Пытаться сегодня читать «Мое обнаженное сердце» (незавершенный замысел в духе «Исповеди Ставрогина») — значит шагнуть по-над бездной автопортрета писателя-злодея, замысел которого Бодлер позаимствовал у боготворимого Эдгара По, чью прозу переводил более пятнадцати лет:
Если бы какому-нибудь амбициозному человеку пришло в голову одним махом произвести революцию во вселенной человеческой мысли, человеческих мнений и человеческих чувств, то такая возможность налицо, дорога бессмертной славы открывается перед ним — прямая и без всяких помех. Все, что нужно ему сделать, так это написать и опубликовать одну небольшую книгу. Название у нее должно быть очень простое, несколько самых обычных слов: «Мое обнаженное сердце». Но эта небольшая книга должна быть верна своему заглавию.

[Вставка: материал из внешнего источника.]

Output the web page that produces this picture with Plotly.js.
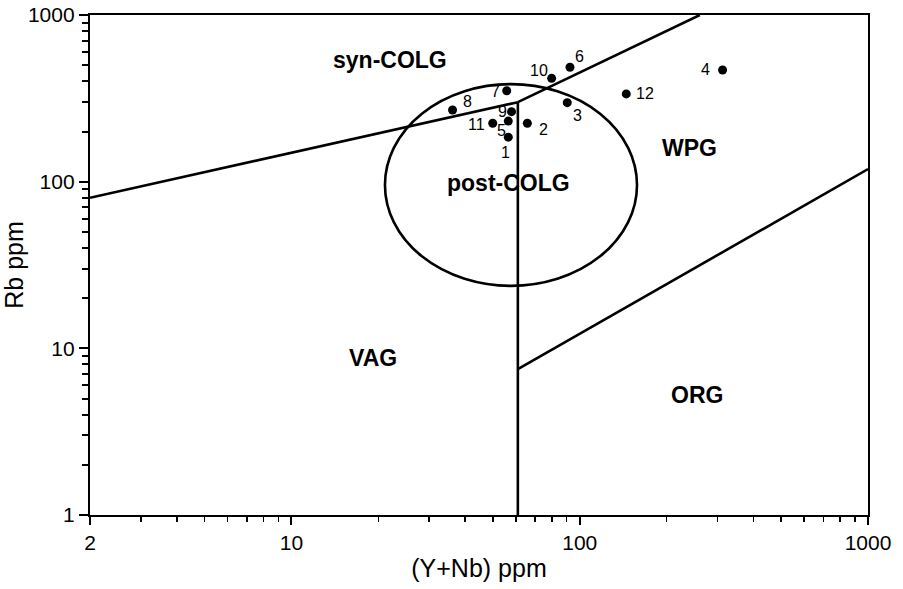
<!DOCTYPE html>
<html>
<head>
<meta charset="utf-8">
<script src="https://cdn.plot.ly/plotly-3.0.1.min.js"></script>
<style>html,body{margin:0;padding:0;background:#fff;}#chart{width:903px;height:589px;}</style>
</head>
<body>
<div id="chart"></div>
<script>
// Sample points: Y+Nb (ppm) and Rb (ppm)
var sampleLabels = ["1","2","3","4","5","6","7","8","9","10","11","12"];
var sampleYNb   = [56.5, 65.8, 90.5, 313, 56.5, 92.5, 55.8, 36.2, 58.0, 79.9, 49.9, 145];
var sampleRb    = [185, 224, 298, 468, 231, 486, 351, 269, 263, 417, 224, 336];
// label offsets in px (dx, dy; dy positive = down)
var labelDX = [-3, 16, 10, -17, -7, 10, -11, 15, -9, -13, -16, 19];
var labelDY = [15, 6, 13, 0, 9, -11, 1, -9, 0, -8, 1, 0];

// Discrimination boundaries (Pearce et al.)
var synVagX = [2, 61],   synVagY = [80, 300];
var synWpgX = [61, 261], synWpgY = [300, 1000];
var vagWpgX = [61, 61],  vagWpgY = [1, 300];
var wpgOrgX = [61, 1000], wpgOrgY = [7.5, 119];
// post-COLG ellipse extent
var postX = [21.1, 158], postY = [23.7, 385];

// Field names and positions
var fieldNames = ["syn-COLG", "post-COLG", "WPG", "VAG", "ORG"];
var fieldX = [22.0, 56.4, 241, 19.2, 255];
var fieldY = [537, 98, 159, 8.75, 5.25];

var xTicks = [2, 10, 100, 1000];
var yTicks = [1, 10, 100, 1000];
var xMinor = [3,4,5,6,7,8,9,20,30,40,50,60,70,80,90,200,300,400,500,600,700,800,900];
var yMinor = [2,3,4,5,6,7,8,9,20,30,40,50,60,70,80,90,200,300,400,500,600,700,800,900];

var lineStyle = {color: "#000", width: 2.6};
function boundary(x, y) {
  return {x: x, y: y, type: "scatter", mode: "lines", line: lineStyle, hoverinfo: "skip", showlegend: false};
}
var traces = [
  boundary(synVagX, synVagY),
  boundary(synWpgX, synWpgY),
  boundary(vagWpgX, vagWpgY),
  boundary(wpgOrgX, wpgOrgY),
  {x: sampleYNb, y: sampleRb, type: "scatter", mode: "markers",
   marker: {color: "#000", size: 9}, showlegend: false, cliponaxis: false}
];

var annotations = [];
for (var i = 0; i < sampleLabels.length; i++) {
  annotations.push({
    x: Math.log10(sampleYNb[i]), y: Math.log10(sampleRb[i]), xref: "x", yref: "y",
    text: sampleLabels[i], showarrow: false, xshift: labelDX[i], yshift: -labelDY[i],
    font: {family: "Liberation Sans, Arial, sans-serif", size: 16, color: "#000"}
  });
}
for (var j = 0; j < fieldNames.length; j++) {
  annotations.push({
    x: Math.log10(fieldX[j]), y: Math.log10(fieldY[j]), xref: "x", yref: "y",
    text: "<b>" + fieldNames[j] + "</b>", showarrow: false,
    font: {family: "Liberation Sans, Arial, sans-serif", size: 23, color: "#000"}
  });
}

var titleFont = {family: "Liberation Sans, Arial, sans-serif", size: 25, color: "#000"};
var tickFont = {family: "Liberation Sans, Arial, sans-serif", size: 21, color: "#000"};

var layout = {
  width: 903, height: 589,
  margin: {l: 90, r: 35, t: 15, b: 74},
  paper_bgcolor: "#fff", plot_bgcolor: "#fff",
  showlegend: false,
  xaxis: {
    type: "log", range: [Math.log10(2), 3],
    showgrid: false, zeroline: false,
    showline: true, linecolor: "#000", linewidth: 2.2, mirror: true,
    ticks: "outside", ticklen: 8, tickwidth: 2, tickcolor: "#000",
    tickmode: "array", tickvals: xTicks, ticktext: xTicks.map(String), tickfont: tickFont,
    minor: {tickmode: "array", tickvals: xMinor, ticks: "outside", ticklen: 5, tickwidth: 1.5, tickcolor: "#000", showgrid: false},
    title: {text: "(Y+Nb) ppm", standoff: 6, font: titleFont}
  },
  yaxis: {
    type: "log", range: [0, 3],
    showgrid: false, zeroline: false,
    showline: true, linecolor: "#000", linewidth: 2.2, mirror: true,
    ticks: "outside", ticklen: 9, tickwidth: 2, tickcolor: "#000",
    tickmode: "array", tickvals: yTicks, ticktext: yTicks.map(String), tickfont: tickFont,
    minor: {tickmode: "array", tickvals: yMinor, ticks: "outside", ticklen: 6, tickwidth: 2, tickcolor: "#000", showgrid: false},
    title: {text: "Rb ppm", standoff: 0, font: titleFont}
  },
  shapes: [{
    type: "circle", xref: "x", yref: "y",
    x0: postX[0], x1: postX[1], y0: postY[0], y1: postY[1],
    line: {color: "#000", width: 2.6}, fillcolor: "rgba(0,0,0,0)"
  }],
  annotations: annotations
};

Plotly.newPlot("chart", traces, layout, {displayModeBar: false, staticPlot: true});
</script>
</body>
</html>
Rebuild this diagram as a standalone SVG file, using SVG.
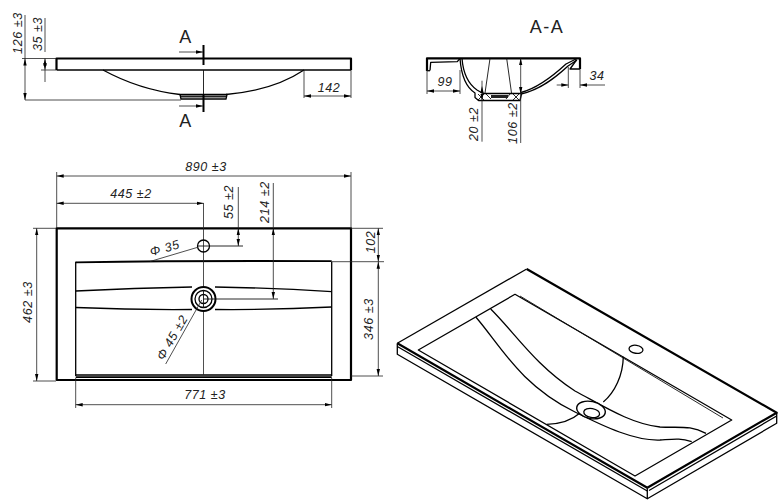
<svg xmlns="http://www.w3.org/2000/svg" width="779" height="502" viewBox="0 0 779 502">
<style>
text{font-family:"Liberation Sans",Arial,sans-serif;font-size:12.5px;letter-spacing:.6px;font-style:italic;fill:#222;text-anchor:middle;dominant-baseline:middle}
text.sec{font-size:18px;font-style:normal;letter-spacing:1.5px}
g{fill:none;stroke-linecap:butt;stroke-linejoin:round}
.o{stroke:#000;stroke-width:2.2;fill:none}
.m{stroke:#000;stroke-width:1.3;fill:none}
.t{stroke:#111;stroke-width:.9;fill:none}
.d{stroke:#222;stroke-width:.8;fill:none}
.a{stroke:#222;stroke-width:.8;fill:none;marker-start:url(#ah);marker-end:url(#ah)}
.e{stroke:#222;stroke-width:.8;fill:none;marker-end:url(#ah)}
</style>
<defs>
<marker id="ah" markerUnits="userSpaceOnUse" markerWidth="8" markerHeight="5" refX="7" refY="2.5" orient="auto-start-reverse"><path d="M0 .8L7 2.5L0 4.2Z" fill="#000"/></marker>
</defs>
<rect width="779" height="502" fill="#fff"/>

<g id="front-view">
<path class="o" d="M56.5 70V58.5H351V70"/>
<path class="m" d="M56.5 70H351"/>
<path class="m" d="M103 70C125 82 150 91 180 94.5M226 94.5C255 92 283 84 304 70"/>
<path class="m" d="M180 94.5L181 99H226L227 94.5Z"/>
<path d="M181 96.5H226" stroke="#222" stroke-width="2.2"/>
<path class="t" d="M203.5 70V94"/>
<path d="M203.5 45V65M203.5 94V112" stroke="#000" stroke-width="2"/>
<path class="e" d="M179 52H203"/>
<path class="e" d="M179 106H203"/>
<text class="sec" x="186" y="38">A</text>
<text class="sec" x="186" y="122">A</text>
<path class="d" d="M22 58.5H56M25 100H181"/>
<path class="d" d="M25 15V58.5"/>
<path class="a" d="M25 58.5V100"/>
<path class="d" d="M41 70H56"/>
<path class="d" d="M45 18V52M45 70V82"/>
<path class="a" d="M45 58.5V70"/>
<path class="d" d="M304 70V98M351 70V98"/>
<path class="a" d="M304 96H351"/>
<text transform="translate(19 33) rotate(-90)">126 ±3</text>
<text transform="translate(39 34) rotate(-90)">35 ±3</text>
<text x="329" y="89">142</text>
</g>

<g id="section-a-a">
<text class="sec" x="547" y="28">A-A</text>
<path class="o" d="M427 71V58.3H580V69"/>
<path class="m" d="M430 70.5L430.7 62.3L457.3 61.7L460 58.5"/>
<path class="m" d="M427 70.7H430"/>
<path class="m" d="M460 58.5C461 72 464 86 475 93V97.5L478.5 100.5H520L521.5 94"/>
<path class="m" d="M462 58.5C463 71 467 83 477 90L483 93.5H521"/>
<path class="m" d="M521 94C540 90 555 78 568 66L577 60"/>
<path class="m" d="M521 92.5C538 88 553 76 566 64L577 58.5"/>
<path class="m" d="M580 69H570L576.5 60"/>
<path class="t" d="M490 58.5L485 93M506.7 58.5L511.5 93"/>
<path class="t" d="M478 94L484 100M484 94L478 100M513 94L519 100M519 94L513 100M486 94L491 99M510 94L506 99"/>
<path d="M491 96.5H508" stroke="#222" stroke-width="3"/>
<path class="d" d="M427 70V94M460 70V94"/>
<path class="a" d="M427 91H460"/>
<path class="d" d="M568.3 67V88M580 69V88"/>
<path class="e" d="M556.7 85H568.3"/>
<path class="e" d="M605 85H580"/>
<path class="d" d="M482 80.7V86"/>
<path class="a" d="M482 86V100.5"/>
<path class="d" d="M482 100.5V141.7"/>
<path class="a" d="M520.7 58.3V94"/>
<path class="d" d="M520.7 94V143"/>
<text x="445" y="83">99</text>
<text x="597" y="77">34</text>
<text transform="translate(475 124) rotate(-90)">20 ±2</text>
<text transform="translate(514 123) rotate(-90)">106 ±2</text>
</g>

<g id="plan-view">
<path class="o" d="M56.7 228.3H351V380H56.7Z"/>
<path class="m" d="M75.7 376V261.7M331.7 261.7V376M75.7 375H331.7"/>
<path d="M75.7 377.2H331.7" stroke="#000" stroke-width="1.8"/>
<path d="M75.7 262.3Q200 260.5 331.7 261.2" stroke="#000" stroke-width="1.8" fill="none"/>
<path class="m" d="M75.7 291Q135 288 192 287M215 287Q275 288 331.7 291.7"/>
<path class="m" d="M75.7 307.5Q135 310 192 309.5M215 309.5Q275 310 331.7 307"/>
<path class="d" d="M203.5 203V286M203.5 312V375"/>
<circle class="m" cx="203.5" cy="246" r="6"/>
<path class="t" d="M197.5 246H243"/>
<circle cx="203.5" cy="299" r="12" stroke="#000" stroke-width="2" fill="#fff"/>
<circle class="m" cx="203.5" cy="299" r="8.5"/>
<circle class="m" cx="203.5" cy="299" r="4.5"/>
<path class="t" d="M203.5 299H278M203.5 290V308"/>
<path class="d" d="M197 247.5L150 261.5"/>
<path class="d" d="M201.7 300L165.7 364"/>
<path class="d" d="M56.7 172V228M351 172V228"/>
<path class="a" d="M56.7 176H351"/>
<path class="a" d="M56.7 203.3H203.5"/>
<path class="d" d="M238.3 187V228"/>
<path class="a" d="M238.3 228.3V246"/>
<path class="d" d="M273.3 183V228"/>
<path class="a" d="M273.3 228.3V299"/>
<path class="d" d="M351 228.3H383M331.7 261.7H384M351 376H383M33 228.3H56M33 381H56"/>
<path class="a" d="M378.3 228.3V261.7"/>
<path class="a" d="M378.3 261.7V376"/>
<path class="a" d="M36.7 228.3V381"/>
<path class="d" d="M75.7 378V408M331.7 378V408"/>
<path class="a" d="M75.7 404.7H331.7"/>
<text x="206" y="168">890 ±3</text>
<text x="131" y="195">445 ±2</text>
<text transform="translate(230 202) rotate(-90)">55 ±2</text>
<text transform="translate(266 202) rotate(-90)">214 ±2</text>
<text transform="translate(372 242) rotate(-90)">102</text>
<text transform="translate(370 319) rotate(-90)">346 ±3</text>
<text transform="translate(29 302) rotate(-90)">462 ±3</text>
<text x="205" y="396">771 ±3</text>
<text transform="translate(165 249) rotate(-16)">Φ 35</text>
<text transform="translate(173 338) rotate(-60)">Φ 45 ±2</text>
</g>

<g id="isometric-view">
<path class="m" d="M397.3 343.3L526.7 269"/>
<path class="o" d="M526.7 269L776.7 412.7L647.3 487.7"/>
<path class="o" d="M397.3 343.3L647.3 487.7"/>
<path class="m" d="M397.3 343.3V354.3L647.3 498.7V487.7"/>
<path class="m" d="M647.3 498.7L776.7 423.3V412.7"/>
<path class="m" d="M397.3 346.5L647.3 491"/>
<path class="m" d="M649 490.5L776.7 416"/>
<path class="m" d="M418.3 350L515 294.3L731.7 420L635 476Z"/>
<path class="t" d="M520 296L723 418"/>
<path class="m" d="M476 317.3C500 345 520 385 575 412C605 427 635 441 660 440C675 439 680 438 691.7 441.7"/>
<path class="m" d="M490.7 309C515 333 535 365 575 391C600 404 630 424 660 427C680 428 690 425 706 433.3"/>
<path class="m" d="M623.3 356.7C623 375 615 392 603.3 402M546.7 424.3C560 424 572 420 580 413"/>
<ellipse cx="591" cy="410" rx="14.5" ry="8.5" transform="rotate(12 591 410)" stroke="#000" stroke-width="1.4" fill="#fff"/>
<ellipse cx="591.7" cy="413" rx="8" ry="4.5" transform="rotate(10 591.7 413)" stroke="#000" stroke-width="1.3" fill="#fff"/>
<ellipse cx="636" cy="349.3" rx="7" ry="4" transform="rotate(8 636 349.3)" stroke="#000" stroke-width="1.3" fill="#fff"/>
</g>
</svg>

Все, кому знаком этот фрагмент «Маргиналий» По, все, кому приходилось ломать голову над грандиозной задумкой американского гения, прекрасно знают, что за этой формулой следует удивительная по своей прозорливости, по своей иронии и по своей поэтичности ремарка, в которой автор ставит под знак сомнения или даже абсолютной невозможности создание такой книги: «Никто не смеет ее написать. Никто никогда не посмеет ее написать. Никто, даже если допустить, что кто-то посмеет, не сможет ее написать. При каждом прикосновении воспламененного пера бумага будет сжиматься и загораться». Бодлер посмел, правда, сам сгорел, оставив нам рукопись незавершенного автопортрета — провокационную псевдо-исповедь писателя-злодея — «Мое обнаженное сердце», которое следовало бы читать вкупе с «Фейерверками», опытами «поэтического искусства» в афоризмах, и незавершенным памфлетом «Бедная Бельгия» (вариант названия «Бельгия в дезабилье»), одним из самых ксенофобных произведений французской литературы XIX века. Правда, на русском языке нет удовлетворительного издания посмертных фрагментов поэта.
4.
Пытаться сегодня читать «Избранные письма» Бодлера — значит рискнуть увязнуть в топях превращения парижского мальчика в величайшего парижского поэта, сгинувшего в нищете в презренной Бельгии. Вместе с тем — возгордиться, что в Париже-столице XIX столетия не кто-нибудь, а именно беглый русский аристократ и вольнодумец Н. И. Сазонов — близкий друг Бодлера и всей богемной братии à la Murger, но в то же время — фанат К. Маркса, коего «Манифест коммунистической партии» чуть было тогда не перевел на французский язык — первым оценил поэтический дар автора «Цветов Зла»: «Бодлер — поэт истинный и поэт парижский, потому что в нем одном <…> выражается непобедимое стремление к поэтической оригинальности и независимости». Этот птенец рязанского «дворянского гнезда» опубликовал первый в мире перевод из «Цветов Зла» — разумеется, на русском языке. Лишний повод читать Бодлера по-русски.
5.
Замечу, наконец, что первый перевод «Капитала» Маркса также был русским. Не думаю, что Бодлер что-то знал о Марксе (по-видимому, Сазонов был слишком разборчивым, чтобы хвастаться иными друзьями перед иными друзьями), зато поэт «Сплина Парижа» прекрасно знал, что такое «капитал», не случайно В. Беньямин увидел в опыте Бодлера «протоисторию» развития капитализма во Франции. Самое радикальное толкование мифа капитала поэт представил в одной из «поэм в прозе», составивших «Сплин Парижа»: речь идет о «Фальшивой монете», где своеобразно зафиксирован переход от монетарной экономики (царства золотых, серебряных и медных монет, существовавшем преимущественно в настоящем времени) к экономике спекулятивной (империи банкнот, кредита, виртуальных денег, основанной на постоянном отсрочивании, фальсификации настоящего). Ж. Деррида посвятил буквально пословному истолкованию этого текста (деконструкция!) одну из самых интересных своих работ по проблематике дара [«Дать время. 1. Фальшивая монета», 1991; есть превосходный перевод В. Лапицкого, правда, до сих пор неопубликованный]. Действительно, в поэме обыгрывается ряд экономических понятий, свидетельствующих о своеобразной реакции поэта на логику капитала, которая основывается — среди прочих моментов — именно на времени, его нехватке, потере, течении или, наоборот, его пропасти. Словом, постичь пропасть времени — вот что предлагает Деррида, читая «Фальшивую монету» Бодлера. Подчеркну, в заключение, что «Капитал» Маркса выходит почти одновременно, что и «Сплин Парижа» Бодлера: и это не единственное совпадение, дающее нам основание рассматривать два текста как две версии одной трактовки человеческого времени или, если угодно, две стороны одной монеты или, если еще точнее, как две монеты, одновременно запущенные в обращение, одна из которых, правда, исходно была нацелена на то чтобы, выдавать себя за чистую, тогда как другая не гнушалась называть себя фальшивой. Словом, в ответ на извечный вопрос — «что такое литература?» — поэт, не ведая стыда, заявляет — «фальшивая монета». Это ли не повод читать Бодлера здесь и сейчас, всегда и везде, иногда и иногде?